NFL Owners Approve Overtime Rule Change In Playoffs

SMS
NFL Owners Approve Overtime Rule Change In Playoffs
Both teams will now get at least one possession and a chance to score in the playoffs.

The NFL is changing the sometimes controversial overtime rules to guarantee each side gets the ball in the playoffs.

Concerned that the coin toss to begin the extra period has too much impact on postseason game results, the owners voted Tuesday to permanently approve a proposal presented by the Colts and Eagles.

Beginning this season, if the team possessing the ball first in overtime scores a touchdown on that series, the opponent still gets a possession. In recent seasons, that touchdown would have ended the game.

That second possession of overtime would extend beyond the initial 15-minute period if needed. Should that team tie the game, it then would become sudden death.

Outcries began back in the February 2017 Super Bowl when Tom Brady completed an incredible comeback from a 28-3 deficit to tie the game. The Patriots won the coin toss, marched to a touchdown and beat the Falcons.

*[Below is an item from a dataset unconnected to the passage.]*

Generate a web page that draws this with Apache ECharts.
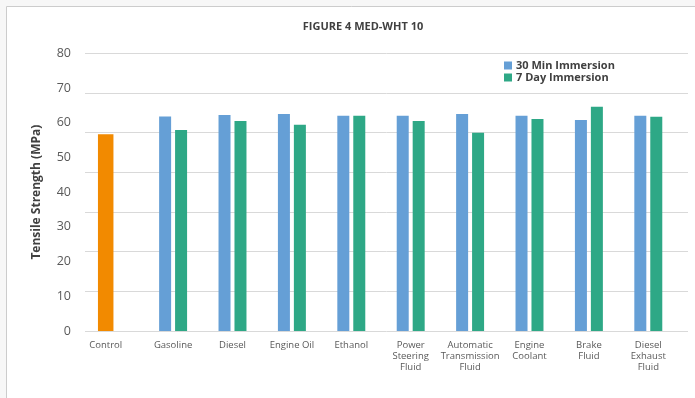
<!DOCTYPE html>
<html>
<head>
<meta charset="utf-8">
<script src="https://cdn.jsdelivr.net/npm/echarts@6/dist/echarts.min.js"></script>
<style>
html,body{margin:0;padding:0;background:#f7f7f7;}
#c{width:695px;height:398px;}
</style>
</head>
<body>
<div id="c"></div>
<script>
var categories = ['Control','Gasoline','Diesel','Engine Oil','Ethanol','Power\nSteering\nFluid','Automatic\nTransmission\nFluid','Engine\nCoolant','Brake\nFluid','Diesel\nExhaust\nFluid'];
var controlValues = [56.7, null, null, null, null, null, null, null, null, null];
var min30Values = [null, 61.8, 62.2, 62.5, 62.0, 62.0, 62.5, 62.0, 60.8, 62.0];
var day7Values = [null, 57.9, 60.5, 59.4, 62.0, 60.5, 57.1, 61.1, 64.6, 61.7];
var yTicks = [0, 10, 20, 30, 40, 50, 60, 70, 80];

var FONT = '"Open Sans", "Noto Sans", sans-serif';
var chart = echarts.init(document.getElementById('c'), null, {renderer:'canvas'});
var gTop = 53.3, gBottom = 67;
var catData = categories.map(function(c, i){
  if (i === 0) return {value: c, textStyle: {padding: [0, 16, 0, 0]}};
  return c;
});
chart.setOption({
  animation: false,
  graphic: [{
    type: 'rect', z: -10, silent: true,
    shape: {x: 6.5, y: 6.5, width: 720, height: 420},
    style: {fill: '#ffffff', stroke: '#cccccc', lineWidth: 1}
  }],
  title: {
    text: 'FIGURE 4 MED-WHT 10',
    left: 358, top: 16, textAlign: 'center',
    textStyle: {fontFamily: FONT, fontSize: 11, fontWeight: 'bold', color: '#404040'}
  },
  legend: {
    orient: 'vertical', left: 499, top: 55,
    itemWidth: 8, itemHeight: 8, itemGap: 1,
    icon: 'rect',
    data: ['30 Min Immersion', '7 Day Immersion'],
    textStyle: {fontFamily: FONT, fontSize: 11, fontWeight: 'bold', color: '#404040', padding: [0,0,0,-1]}
  },
  grid: [
    {left: 84, right: 17, top: gTop, bottom: gBottom},
    {left: 85, right: 7, top: gTop, bottom: gBottom},
    {left: 76, right: 25, top: gTop, bottom: gBottom}
  ],
  xAxis: [
    {gridIndex: 0, type: 'category', data: catData,
     axisLine: {show: false}, axisTick: {show: false},
     axisLabel: {interval: 0, margin: 9, fontFamily: FONT, fontSize: 9.5, color: '#595959', lineHeight: 11}},
    {gridIndex: 1, type: 'value', min: 0, max: 1, show: false},
    {gridIndex: 2, type: 'category', data: categories, show: false}
  ],
  yAxis: [
    {gridIndex: 0, type: 'value', min: yTicks[0], max: yTicks[yTicks.length-1], interval: 10,
     name: 'Tensile Strength (MPa)', nameLocation: 'middle', nameGap: 41,
     nameTextStyle: {fontFamily: FONT, fontSize: 12, fontWeight: 'bold', color: '#404040'},
     axisLine: {show: false}, axisTick: {show: false}, splitLine: {show: false},
     axisLabel: {margin: 13, fontFamily: FONT, fontSize: 12.5, color: '#595959'}},
    {gridIndex: 1, type: 'value', min: 0, max: 7, interval: 1,
     axisLine: {show: false}, axisTick: {show: false}, axisLabel: {show: false},
     splitLine: {show: true, lineStyle: {color: '#d9d9d9', width: 1}}},
    {gridIndex: 2, type: 'value', min: yTicks[0], max: yTicks[yTicks.length-1], show: false}
  ],
  series: [
    {name: '30 Min Immersion', type: 'bar', xAxisIndex: 0, yAxisIndex: 0,
     data: min30Values, barWidth: 12, barGap: '33%', itemStyle: {color: '#659fd6'}},
    {name: '7 Day Immersion', type: 'bar', xAxisIndex: 0, yAxisIndex: 0,
     data: day7Values, barWidth: 12, barGap: '33%', itemStyle: {color: '#2ea886'}},
    {name: 'Control', type: 'bar', xAxisIndex: 2, yAxisIndex: 2,
     data: controlValues, barWidth: 15.5, itemStyle: {color: '#f28a00'}}
  ]
});
</script>
</body>
</html>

In the 2018 season, New England won the AFC title on the first series of OT without Kansas City getting the ball.

When the same thing happened in Kansas City during this January's divisional game between the Bills and the Chiefs, won by KC, a groundswell became an uproar.

“We always listen to fans,” Commissioner Roger Goodell said. “What brought this decision was the database and the facts. When you see that, this is an issue in the postseason.”

Since the previous overtime rule was instituted for the regular season in 2012, the team that wins the coin toss has won the game half of the time (76 of 152 games). However, both teams have had at least one possession in 82% of the games (124 of 152).

Those numbers changed quite a bit in the postseason. Since 2010, when that rule was instituted for the playoffs, seven of the 12 overtime games have been won on an opening possession touchdown, and 10 of 12 have been won by the team that won the coin toss.